= EXERCISE INSTRUCTIONS =
Copy the records below exactly, starting at the line that contains "Output the Python" and ending at the line that contains "ax.plot(planck_freq, planck_val, 'o', color='black', ms=4.5)"; leave out any pictures.

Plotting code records
start

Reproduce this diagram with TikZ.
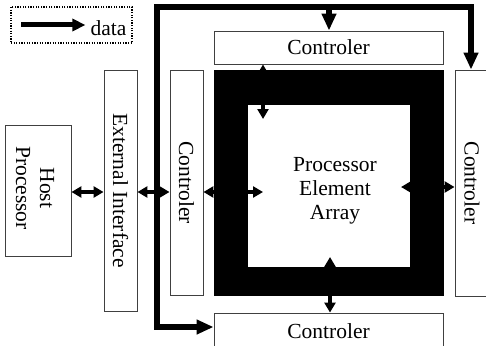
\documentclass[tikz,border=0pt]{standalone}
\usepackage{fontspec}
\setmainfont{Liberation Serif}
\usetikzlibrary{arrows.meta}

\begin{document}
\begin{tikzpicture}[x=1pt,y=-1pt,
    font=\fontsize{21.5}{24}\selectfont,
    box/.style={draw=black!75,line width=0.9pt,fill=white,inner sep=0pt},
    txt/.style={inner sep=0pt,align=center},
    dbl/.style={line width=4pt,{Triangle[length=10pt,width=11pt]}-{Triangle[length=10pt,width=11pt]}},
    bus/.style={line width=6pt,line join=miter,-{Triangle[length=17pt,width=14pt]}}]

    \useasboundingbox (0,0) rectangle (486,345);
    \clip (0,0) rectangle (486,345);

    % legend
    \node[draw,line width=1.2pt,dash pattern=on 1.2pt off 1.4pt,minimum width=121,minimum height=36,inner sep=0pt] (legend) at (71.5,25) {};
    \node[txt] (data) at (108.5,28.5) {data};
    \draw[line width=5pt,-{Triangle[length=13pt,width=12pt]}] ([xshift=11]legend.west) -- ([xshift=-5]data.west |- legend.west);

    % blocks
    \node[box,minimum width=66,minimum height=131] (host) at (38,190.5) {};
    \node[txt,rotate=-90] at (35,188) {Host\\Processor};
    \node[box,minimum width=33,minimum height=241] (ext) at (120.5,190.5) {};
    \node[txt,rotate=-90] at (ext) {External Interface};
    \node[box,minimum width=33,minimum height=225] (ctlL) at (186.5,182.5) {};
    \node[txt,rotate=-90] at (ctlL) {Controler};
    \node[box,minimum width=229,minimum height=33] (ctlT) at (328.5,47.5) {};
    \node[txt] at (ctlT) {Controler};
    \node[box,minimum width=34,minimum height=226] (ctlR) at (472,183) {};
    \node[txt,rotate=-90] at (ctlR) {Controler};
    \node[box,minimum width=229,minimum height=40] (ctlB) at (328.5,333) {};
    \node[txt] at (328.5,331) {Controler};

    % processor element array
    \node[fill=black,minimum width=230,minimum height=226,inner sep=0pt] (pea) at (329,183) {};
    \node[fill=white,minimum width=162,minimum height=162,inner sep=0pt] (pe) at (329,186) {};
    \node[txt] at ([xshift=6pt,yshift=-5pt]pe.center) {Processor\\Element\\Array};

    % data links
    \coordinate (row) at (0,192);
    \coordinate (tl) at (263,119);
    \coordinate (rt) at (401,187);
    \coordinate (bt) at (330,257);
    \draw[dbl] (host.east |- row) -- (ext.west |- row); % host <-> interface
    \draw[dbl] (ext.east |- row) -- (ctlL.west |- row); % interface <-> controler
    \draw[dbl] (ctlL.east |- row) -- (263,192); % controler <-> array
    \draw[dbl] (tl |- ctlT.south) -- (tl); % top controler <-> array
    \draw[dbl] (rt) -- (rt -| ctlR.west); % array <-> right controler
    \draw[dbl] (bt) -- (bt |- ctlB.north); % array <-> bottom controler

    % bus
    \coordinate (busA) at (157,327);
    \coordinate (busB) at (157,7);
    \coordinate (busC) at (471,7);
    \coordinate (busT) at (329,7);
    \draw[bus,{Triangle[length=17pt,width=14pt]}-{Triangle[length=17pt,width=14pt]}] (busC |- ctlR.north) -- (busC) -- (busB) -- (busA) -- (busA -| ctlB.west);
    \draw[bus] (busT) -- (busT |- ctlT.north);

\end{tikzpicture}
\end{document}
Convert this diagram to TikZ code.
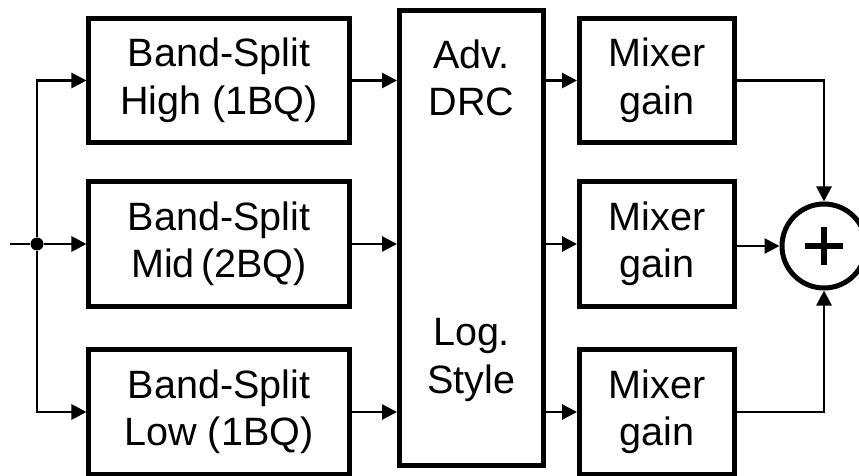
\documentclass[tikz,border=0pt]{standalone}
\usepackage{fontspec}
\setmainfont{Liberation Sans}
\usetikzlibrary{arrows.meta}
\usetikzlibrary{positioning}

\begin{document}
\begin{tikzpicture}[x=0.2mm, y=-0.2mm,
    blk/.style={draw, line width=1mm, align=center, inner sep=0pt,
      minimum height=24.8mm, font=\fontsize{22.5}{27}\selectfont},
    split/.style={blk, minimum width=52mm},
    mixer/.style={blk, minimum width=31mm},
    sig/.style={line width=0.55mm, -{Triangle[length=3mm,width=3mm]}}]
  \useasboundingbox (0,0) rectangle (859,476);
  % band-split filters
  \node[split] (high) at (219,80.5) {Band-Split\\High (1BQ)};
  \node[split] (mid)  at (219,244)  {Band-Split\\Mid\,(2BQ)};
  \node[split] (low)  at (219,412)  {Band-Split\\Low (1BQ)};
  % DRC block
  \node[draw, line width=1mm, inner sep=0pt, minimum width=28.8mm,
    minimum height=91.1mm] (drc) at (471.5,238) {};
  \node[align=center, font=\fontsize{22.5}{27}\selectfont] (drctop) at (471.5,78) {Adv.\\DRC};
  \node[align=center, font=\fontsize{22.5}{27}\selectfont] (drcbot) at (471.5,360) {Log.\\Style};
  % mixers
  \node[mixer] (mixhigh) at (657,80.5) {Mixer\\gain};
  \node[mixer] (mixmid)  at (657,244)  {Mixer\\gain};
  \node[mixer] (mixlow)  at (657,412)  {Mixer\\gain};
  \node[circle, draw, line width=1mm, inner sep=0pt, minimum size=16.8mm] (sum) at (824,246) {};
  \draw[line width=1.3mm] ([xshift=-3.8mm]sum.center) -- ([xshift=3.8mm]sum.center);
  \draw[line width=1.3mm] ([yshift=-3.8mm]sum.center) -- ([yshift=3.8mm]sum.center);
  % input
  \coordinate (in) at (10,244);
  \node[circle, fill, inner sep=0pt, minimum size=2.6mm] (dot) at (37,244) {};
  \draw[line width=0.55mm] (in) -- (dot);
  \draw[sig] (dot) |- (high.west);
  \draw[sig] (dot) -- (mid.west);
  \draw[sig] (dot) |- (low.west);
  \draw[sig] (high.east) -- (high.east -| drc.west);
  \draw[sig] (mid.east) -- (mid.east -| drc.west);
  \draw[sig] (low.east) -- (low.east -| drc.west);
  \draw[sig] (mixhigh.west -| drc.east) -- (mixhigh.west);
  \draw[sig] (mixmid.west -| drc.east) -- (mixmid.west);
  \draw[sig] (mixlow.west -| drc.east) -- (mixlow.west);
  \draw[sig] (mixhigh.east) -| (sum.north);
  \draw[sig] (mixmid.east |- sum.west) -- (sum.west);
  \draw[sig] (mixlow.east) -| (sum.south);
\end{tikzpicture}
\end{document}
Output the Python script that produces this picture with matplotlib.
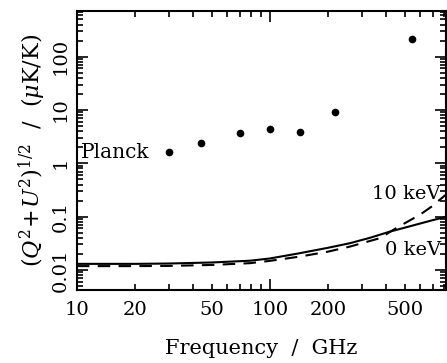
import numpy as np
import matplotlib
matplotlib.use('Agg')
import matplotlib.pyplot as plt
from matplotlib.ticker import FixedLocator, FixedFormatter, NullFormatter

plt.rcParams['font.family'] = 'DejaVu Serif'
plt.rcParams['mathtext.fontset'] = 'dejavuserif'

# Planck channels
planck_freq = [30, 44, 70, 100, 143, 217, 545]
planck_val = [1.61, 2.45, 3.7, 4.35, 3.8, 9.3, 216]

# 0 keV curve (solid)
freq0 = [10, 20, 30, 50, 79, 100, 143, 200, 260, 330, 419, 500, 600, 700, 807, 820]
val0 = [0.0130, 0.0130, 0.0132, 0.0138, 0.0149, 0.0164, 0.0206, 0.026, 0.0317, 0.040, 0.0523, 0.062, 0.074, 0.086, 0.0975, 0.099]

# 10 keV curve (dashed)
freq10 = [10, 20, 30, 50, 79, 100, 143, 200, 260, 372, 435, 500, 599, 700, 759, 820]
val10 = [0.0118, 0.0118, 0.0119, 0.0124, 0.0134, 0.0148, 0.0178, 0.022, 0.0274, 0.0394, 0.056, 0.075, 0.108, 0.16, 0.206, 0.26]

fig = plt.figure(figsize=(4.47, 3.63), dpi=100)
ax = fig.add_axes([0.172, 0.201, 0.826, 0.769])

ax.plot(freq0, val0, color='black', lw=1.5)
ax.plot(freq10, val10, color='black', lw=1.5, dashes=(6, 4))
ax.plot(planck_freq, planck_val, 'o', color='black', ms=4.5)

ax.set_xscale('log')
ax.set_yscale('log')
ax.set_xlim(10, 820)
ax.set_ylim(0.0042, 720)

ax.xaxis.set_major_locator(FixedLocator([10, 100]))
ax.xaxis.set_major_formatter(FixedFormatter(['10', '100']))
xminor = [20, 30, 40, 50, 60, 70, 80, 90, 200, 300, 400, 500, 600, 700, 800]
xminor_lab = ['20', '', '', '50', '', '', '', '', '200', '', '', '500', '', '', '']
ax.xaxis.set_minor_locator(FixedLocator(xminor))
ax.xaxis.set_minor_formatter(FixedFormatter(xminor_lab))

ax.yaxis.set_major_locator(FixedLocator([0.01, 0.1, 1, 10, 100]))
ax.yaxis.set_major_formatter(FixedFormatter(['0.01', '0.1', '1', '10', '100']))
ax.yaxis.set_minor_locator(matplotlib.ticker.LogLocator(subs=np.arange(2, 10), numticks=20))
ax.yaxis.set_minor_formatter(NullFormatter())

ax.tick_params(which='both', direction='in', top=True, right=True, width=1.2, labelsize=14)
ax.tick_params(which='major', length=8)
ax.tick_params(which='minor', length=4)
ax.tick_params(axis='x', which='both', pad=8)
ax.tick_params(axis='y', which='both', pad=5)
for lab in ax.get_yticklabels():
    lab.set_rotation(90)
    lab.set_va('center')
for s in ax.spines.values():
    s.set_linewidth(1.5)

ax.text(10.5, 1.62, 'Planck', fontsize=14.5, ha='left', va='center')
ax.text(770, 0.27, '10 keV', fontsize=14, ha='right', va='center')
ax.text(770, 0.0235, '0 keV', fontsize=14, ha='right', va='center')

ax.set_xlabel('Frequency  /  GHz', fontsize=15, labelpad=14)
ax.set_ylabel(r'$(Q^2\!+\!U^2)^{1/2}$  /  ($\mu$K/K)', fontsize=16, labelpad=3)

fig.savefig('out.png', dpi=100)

end

= RESULT OF THIS EXERCISE =
Output the Python script that produces this picture with matplotlib.
import numpy as np
import matplotlib
matplotlib.use('Agg')
import matplotlib.pyplot as plt
from matplotlib.ticker import FixedLocator, FixedFormatter, NullFormatter

plt.rcParams['font.family'] = 'DejaVu Serif'
plt.rcParams['mathtext.fontset'] = 'dejavuserif'

# Planck channels
planck_freq = [30, 44, 70, 100, 143, 217, 545]
planck_val = [1.61, 2.45, 3.7, 4.35, 3.8, 9.3, 216]

# 0 keV curve (solid)
freq0 = [10, 20, 30, 50, 79, 100, 143, 200, 260, 330, 419, 500, 600, 700, 807, 820]
val0 = [0.0130, 0.0130, 0.0132, 0.0138, 0.0149, 0.0164, 0.0206, 0.026, 0.0317, 0.040, 0.0523, 0.062, 0.074, 0.086, 0.0975, 0.099]

# 10 keV curve (dashed)
freq10 = [10, 20, 30, 50, 79, 100, 143, 200, 260, 372, 435, 500, 599, 700, 759, 820]
val10 = [0.0118, 0.0118, 0.0119, 0.0124, 0.0134, 0.0148, 0.0178, 0.022, 0.0274, 0.0394, 0.056, 0.075, 0.108, 0.16, 0.206, 0.26]

fig = plt.figure(figsize=(4.47, 3.63), dpi=100)
ax = fig.add_axes([0.172, 0.201, 0.826, 0.769])

ax.plot(freq0, val0, color='black', lw=1.5)
ax.plot(freq10, val10, color='black', lw=1.5, dashes=(6, 4))
ax.plot(planck_freq, planck_val, 'o', color='black', ms=4.5)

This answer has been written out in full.